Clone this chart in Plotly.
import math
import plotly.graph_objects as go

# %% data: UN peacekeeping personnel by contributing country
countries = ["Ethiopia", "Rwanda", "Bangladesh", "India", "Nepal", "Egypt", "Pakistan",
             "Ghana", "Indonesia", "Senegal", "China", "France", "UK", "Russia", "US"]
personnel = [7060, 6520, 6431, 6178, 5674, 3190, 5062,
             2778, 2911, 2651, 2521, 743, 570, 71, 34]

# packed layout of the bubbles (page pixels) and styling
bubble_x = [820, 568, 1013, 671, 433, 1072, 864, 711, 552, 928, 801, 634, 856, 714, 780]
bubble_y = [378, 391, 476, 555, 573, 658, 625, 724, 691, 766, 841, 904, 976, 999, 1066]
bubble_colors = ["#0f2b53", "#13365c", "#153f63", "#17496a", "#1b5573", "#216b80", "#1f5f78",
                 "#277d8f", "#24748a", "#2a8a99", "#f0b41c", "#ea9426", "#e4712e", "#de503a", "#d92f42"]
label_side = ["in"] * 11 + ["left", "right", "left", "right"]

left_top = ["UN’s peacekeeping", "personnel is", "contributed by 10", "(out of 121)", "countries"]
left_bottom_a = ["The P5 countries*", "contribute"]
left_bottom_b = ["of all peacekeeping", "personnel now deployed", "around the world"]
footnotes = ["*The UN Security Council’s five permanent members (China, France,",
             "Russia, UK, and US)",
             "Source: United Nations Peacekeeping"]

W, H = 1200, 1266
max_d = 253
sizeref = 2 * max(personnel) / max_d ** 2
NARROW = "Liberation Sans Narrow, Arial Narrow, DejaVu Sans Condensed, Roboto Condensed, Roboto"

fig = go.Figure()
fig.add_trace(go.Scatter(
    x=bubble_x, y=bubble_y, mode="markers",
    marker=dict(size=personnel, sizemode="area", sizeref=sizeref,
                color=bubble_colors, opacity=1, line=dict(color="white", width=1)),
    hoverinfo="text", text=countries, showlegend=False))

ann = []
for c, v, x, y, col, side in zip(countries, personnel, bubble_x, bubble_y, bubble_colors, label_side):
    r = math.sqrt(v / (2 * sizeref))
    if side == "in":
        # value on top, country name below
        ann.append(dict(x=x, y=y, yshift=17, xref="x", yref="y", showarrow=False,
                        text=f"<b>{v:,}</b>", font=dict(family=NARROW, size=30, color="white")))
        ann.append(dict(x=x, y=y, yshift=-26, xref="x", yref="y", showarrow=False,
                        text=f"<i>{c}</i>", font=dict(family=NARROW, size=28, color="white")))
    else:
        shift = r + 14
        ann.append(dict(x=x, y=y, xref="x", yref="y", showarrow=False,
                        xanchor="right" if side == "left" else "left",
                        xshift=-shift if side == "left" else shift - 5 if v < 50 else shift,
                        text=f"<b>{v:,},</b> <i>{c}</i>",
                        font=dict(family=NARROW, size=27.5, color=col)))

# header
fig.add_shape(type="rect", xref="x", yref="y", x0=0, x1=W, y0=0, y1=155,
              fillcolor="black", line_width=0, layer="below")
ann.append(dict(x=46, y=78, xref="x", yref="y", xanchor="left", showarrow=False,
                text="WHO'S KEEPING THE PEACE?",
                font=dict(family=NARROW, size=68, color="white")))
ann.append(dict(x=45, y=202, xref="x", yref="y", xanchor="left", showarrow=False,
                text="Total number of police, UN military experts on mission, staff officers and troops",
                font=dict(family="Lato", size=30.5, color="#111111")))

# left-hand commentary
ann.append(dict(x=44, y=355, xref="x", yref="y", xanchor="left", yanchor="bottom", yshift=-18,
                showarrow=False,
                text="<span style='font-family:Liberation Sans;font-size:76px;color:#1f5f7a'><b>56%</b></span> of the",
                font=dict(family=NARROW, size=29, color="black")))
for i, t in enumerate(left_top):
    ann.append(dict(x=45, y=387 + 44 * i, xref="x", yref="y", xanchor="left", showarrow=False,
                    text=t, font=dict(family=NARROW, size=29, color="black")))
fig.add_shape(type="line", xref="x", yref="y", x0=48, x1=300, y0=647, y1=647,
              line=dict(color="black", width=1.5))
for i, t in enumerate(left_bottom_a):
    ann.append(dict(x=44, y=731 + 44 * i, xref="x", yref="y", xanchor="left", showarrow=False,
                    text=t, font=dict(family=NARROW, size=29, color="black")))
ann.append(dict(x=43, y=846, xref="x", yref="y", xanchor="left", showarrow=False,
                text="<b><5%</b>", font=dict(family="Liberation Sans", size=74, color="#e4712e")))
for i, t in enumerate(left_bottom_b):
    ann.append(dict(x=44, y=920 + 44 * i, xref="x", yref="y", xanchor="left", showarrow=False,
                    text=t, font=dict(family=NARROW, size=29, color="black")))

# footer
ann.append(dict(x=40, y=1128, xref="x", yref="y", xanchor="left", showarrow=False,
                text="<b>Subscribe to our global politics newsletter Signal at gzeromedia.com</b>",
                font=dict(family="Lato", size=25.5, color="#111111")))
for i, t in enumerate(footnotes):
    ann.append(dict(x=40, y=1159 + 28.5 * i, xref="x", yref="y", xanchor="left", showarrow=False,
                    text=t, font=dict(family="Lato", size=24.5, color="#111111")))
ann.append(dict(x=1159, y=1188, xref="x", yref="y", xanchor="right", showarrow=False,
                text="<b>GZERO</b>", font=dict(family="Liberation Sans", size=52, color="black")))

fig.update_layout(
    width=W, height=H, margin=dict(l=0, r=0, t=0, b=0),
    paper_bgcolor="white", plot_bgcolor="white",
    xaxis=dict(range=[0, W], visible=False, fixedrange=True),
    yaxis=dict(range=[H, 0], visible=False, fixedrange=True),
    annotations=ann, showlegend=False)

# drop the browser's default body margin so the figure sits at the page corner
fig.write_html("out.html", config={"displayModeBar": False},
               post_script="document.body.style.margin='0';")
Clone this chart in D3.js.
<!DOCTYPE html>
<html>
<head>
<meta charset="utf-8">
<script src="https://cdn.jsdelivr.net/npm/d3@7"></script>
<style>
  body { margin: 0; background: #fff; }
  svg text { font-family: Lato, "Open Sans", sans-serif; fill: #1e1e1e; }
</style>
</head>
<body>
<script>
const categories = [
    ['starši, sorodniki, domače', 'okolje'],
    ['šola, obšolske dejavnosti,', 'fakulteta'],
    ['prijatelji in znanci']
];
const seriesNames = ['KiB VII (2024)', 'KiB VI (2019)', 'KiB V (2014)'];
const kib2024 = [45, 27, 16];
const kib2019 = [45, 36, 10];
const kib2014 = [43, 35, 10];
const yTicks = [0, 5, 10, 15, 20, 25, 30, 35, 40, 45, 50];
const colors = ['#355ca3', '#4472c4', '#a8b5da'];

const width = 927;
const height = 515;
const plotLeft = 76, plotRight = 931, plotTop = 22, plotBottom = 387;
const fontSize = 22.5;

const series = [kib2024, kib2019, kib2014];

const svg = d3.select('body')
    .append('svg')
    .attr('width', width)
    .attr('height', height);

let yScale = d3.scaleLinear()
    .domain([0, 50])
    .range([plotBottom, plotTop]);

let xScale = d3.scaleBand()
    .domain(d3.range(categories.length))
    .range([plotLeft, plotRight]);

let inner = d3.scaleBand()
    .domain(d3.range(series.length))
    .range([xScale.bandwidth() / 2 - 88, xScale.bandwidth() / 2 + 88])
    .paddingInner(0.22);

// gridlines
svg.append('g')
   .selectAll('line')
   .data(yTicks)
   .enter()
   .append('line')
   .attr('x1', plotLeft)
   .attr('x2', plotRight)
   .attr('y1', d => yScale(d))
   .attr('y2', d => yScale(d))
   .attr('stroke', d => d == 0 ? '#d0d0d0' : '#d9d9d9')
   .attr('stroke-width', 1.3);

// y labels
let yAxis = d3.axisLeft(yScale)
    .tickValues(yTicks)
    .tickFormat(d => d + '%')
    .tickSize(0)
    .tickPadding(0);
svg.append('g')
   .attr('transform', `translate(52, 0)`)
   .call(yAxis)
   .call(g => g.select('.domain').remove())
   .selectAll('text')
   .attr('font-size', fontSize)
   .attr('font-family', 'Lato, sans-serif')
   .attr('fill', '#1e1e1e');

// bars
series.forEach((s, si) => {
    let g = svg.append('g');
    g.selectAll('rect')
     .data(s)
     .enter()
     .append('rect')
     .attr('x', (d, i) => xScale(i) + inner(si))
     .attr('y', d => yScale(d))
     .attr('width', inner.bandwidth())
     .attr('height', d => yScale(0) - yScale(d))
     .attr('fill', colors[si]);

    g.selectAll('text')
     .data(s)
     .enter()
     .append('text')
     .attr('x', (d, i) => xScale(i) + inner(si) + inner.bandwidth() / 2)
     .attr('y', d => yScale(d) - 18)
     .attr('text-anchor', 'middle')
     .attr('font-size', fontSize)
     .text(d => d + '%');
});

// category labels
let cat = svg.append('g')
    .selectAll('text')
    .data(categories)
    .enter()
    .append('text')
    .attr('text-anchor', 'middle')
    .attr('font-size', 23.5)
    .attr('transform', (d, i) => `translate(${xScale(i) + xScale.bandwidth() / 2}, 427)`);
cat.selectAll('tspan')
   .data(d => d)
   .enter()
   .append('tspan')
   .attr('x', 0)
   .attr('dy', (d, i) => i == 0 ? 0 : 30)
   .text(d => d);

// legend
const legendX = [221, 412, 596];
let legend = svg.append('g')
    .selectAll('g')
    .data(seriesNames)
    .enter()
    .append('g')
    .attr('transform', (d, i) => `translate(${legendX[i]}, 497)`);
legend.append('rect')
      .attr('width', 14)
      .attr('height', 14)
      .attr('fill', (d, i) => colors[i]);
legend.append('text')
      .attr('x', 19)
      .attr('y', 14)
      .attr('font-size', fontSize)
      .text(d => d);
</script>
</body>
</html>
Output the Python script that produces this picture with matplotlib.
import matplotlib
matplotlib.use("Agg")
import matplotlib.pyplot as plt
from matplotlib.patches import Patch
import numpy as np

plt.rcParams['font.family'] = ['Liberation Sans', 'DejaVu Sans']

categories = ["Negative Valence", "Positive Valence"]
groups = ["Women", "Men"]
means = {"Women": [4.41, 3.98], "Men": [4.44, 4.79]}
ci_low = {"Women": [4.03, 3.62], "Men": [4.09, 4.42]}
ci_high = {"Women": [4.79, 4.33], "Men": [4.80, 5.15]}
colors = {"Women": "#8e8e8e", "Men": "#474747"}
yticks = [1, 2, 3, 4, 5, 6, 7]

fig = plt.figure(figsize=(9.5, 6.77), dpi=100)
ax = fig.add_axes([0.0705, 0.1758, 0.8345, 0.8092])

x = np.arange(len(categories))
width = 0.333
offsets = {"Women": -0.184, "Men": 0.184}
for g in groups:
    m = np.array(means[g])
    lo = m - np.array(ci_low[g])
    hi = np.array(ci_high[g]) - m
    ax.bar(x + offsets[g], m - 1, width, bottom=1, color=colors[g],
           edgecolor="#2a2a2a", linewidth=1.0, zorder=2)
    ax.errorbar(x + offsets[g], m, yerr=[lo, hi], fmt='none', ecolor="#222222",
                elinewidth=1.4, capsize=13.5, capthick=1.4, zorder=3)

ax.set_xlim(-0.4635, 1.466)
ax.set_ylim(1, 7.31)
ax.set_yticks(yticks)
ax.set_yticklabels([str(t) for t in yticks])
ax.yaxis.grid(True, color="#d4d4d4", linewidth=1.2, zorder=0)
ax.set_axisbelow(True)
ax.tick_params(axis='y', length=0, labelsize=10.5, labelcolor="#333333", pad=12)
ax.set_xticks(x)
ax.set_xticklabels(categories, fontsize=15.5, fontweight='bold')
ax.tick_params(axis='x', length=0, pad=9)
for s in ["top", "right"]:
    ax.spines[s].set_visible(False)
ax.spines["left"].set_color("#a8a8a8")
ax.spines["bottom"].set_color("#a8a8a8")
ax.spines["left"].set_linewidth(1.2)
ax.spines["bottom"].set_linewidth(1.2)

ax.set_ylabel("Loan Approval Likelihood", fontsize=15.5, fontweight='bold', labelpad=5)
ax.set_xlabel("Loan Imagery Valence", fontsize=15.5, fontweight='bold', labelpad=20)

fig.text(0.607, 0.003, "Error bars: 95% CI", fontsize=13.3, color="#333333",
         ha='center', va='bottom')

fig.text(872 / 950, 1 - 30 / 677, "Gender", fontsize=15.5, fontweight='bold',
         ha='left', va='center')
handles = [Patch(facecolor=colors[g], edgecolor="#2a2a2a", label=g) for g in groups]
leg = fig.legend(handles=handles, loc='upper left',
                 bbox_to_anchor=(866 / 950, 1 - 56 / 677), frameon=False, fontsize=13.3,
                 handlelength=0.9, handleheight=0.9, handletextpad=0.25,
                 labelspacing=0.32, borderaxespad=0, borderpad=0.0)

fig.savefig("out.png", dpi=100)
▬▬▬▬▬▬
■ **WHAT TO WORK ON**: Starting at the line that contains "Clone this chart in D3.js.", repeat each line exactly, and stop after the line that contains "const colors = ['#355ca3', '#4472c4', '#a8b5da'];".

■ **SOLUTION**:
Clone this chart in D3.js.
<!DOCTYPE html>
<html>
<head>
<meta charset="utf-8">
<script src="https://cdn.jsdelivr.net/npm/d3@7"></script>
<style>
  body { margin: 0; background: #fff; }
  svg text { font-family: Lato, "Open Sans", sans-serif; fill: #1e1e1e; }
</style>
</head>
<body>
<script>
const categories = [
    ['starši, sorodniki, domače', 'okolje'],
    ['šola, obšolske dejavnosti,', 'fakulteta'],
    ['prijatelji in znanci']
];
const seriesNames = ['KiB VII (2024)', 'KiB VI (2019)', 'KiB V (2014)'];
const kib2024 = [45, 27, 16];
const kib2019 = [45, 36, 10];
const kib2014 = [43, 35, 10];
const yTicks = [0, 5, 10, 15, 20, 25, 30, 35, 40, 45, 50];
const colors = ['#355ca3', '#4472c4', '#a8b5da'];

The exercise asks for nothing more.